# Bending wood in water



## debdaz (Aug 29, 2011)

This may not be new to you guys but I gave it a go. 
I wanted to go back in time and try to form a piece of wood using pressure and a tub of water solution. 
I tried many different methods over many months but the one I found that worked was this. 
I took a 4ft length 2" wide piece of regular hardware store wood into a barrel with a salt solution. In this barrel I place a preformed metal template for the wood to curl around. I soaked the wood for 48hrs before placing in the template. 
The wood is then slid into the template 6" -12" at a time every 24-36hrs.

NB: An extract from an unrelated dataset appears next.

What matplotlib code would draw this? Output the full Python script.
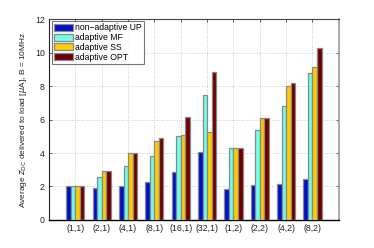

Over 1 week it curled the wood perfectly. .... Ok yeah there were a few splits however OAK is the wood to do this with. Has anyone any experience with performing this art ??
Any tips n advice is helpful


----------



## jackass (Mar 26, 2008)

*Not Me,
Don't understand your description, perhaps some pictures would help us to understand. Something I am considering, would like to know more about the process.
Jack*


----------



## debdaz (Aug 29, 2011)

Ok … I'll dig some pictures out. I'm sure someone in this forum has had experience of this which could help us both Jack.


----------



## tbone (Apr 24, 2008)

My only experience has been *steam*-bending white oak. Like Jack, I can't quite visualize what your method is. 
Did you notice very much spring-back as your wood dried?
Thanks for sharing.


----------



## Finn (May 26, 2010)

I have bent 1/8" oak by soaking it tap water overnight and taking out of water and clamping it into a form and allowed to dry a few days. Yes oak works best for bending.


----------



## Gene01 (Jan 5, 2009)

I filled 4" black sewer pipe with hot tap water and some Downey. Stuck in several lengths of 3/4X3/4 oak and left it in the AZ summer sun all day.
Almost like spaghetti the next day.
Smelled good, too.


----------



## jackass (Mar 26, 2008)

*Hi Darren,
Got to admit I have never tried to bend any wood. Something I will be trying after my lawn mowing days have vanished. The pictures Jim posted above clarify a lot for me with the basket. Still want to see your pictures though, Darren. Some good ideas here, glad I didn't miss this post.
Jack*


----------



## debdaz (Aug 29, 2011)

Thanks for the replies. To be honest there was nothing meaningful coming from my experiment. The jig I used was from a piece of alluminum we had lying around in the engineering office workshop. It was njot ideal but I wanted to try the method. I did read somewhere that adding a salt solution helped with the bending of the wood. I like the steam idea. How much manipulation did that take to get the basket shape Jim ….nice piece that is by the way.


----------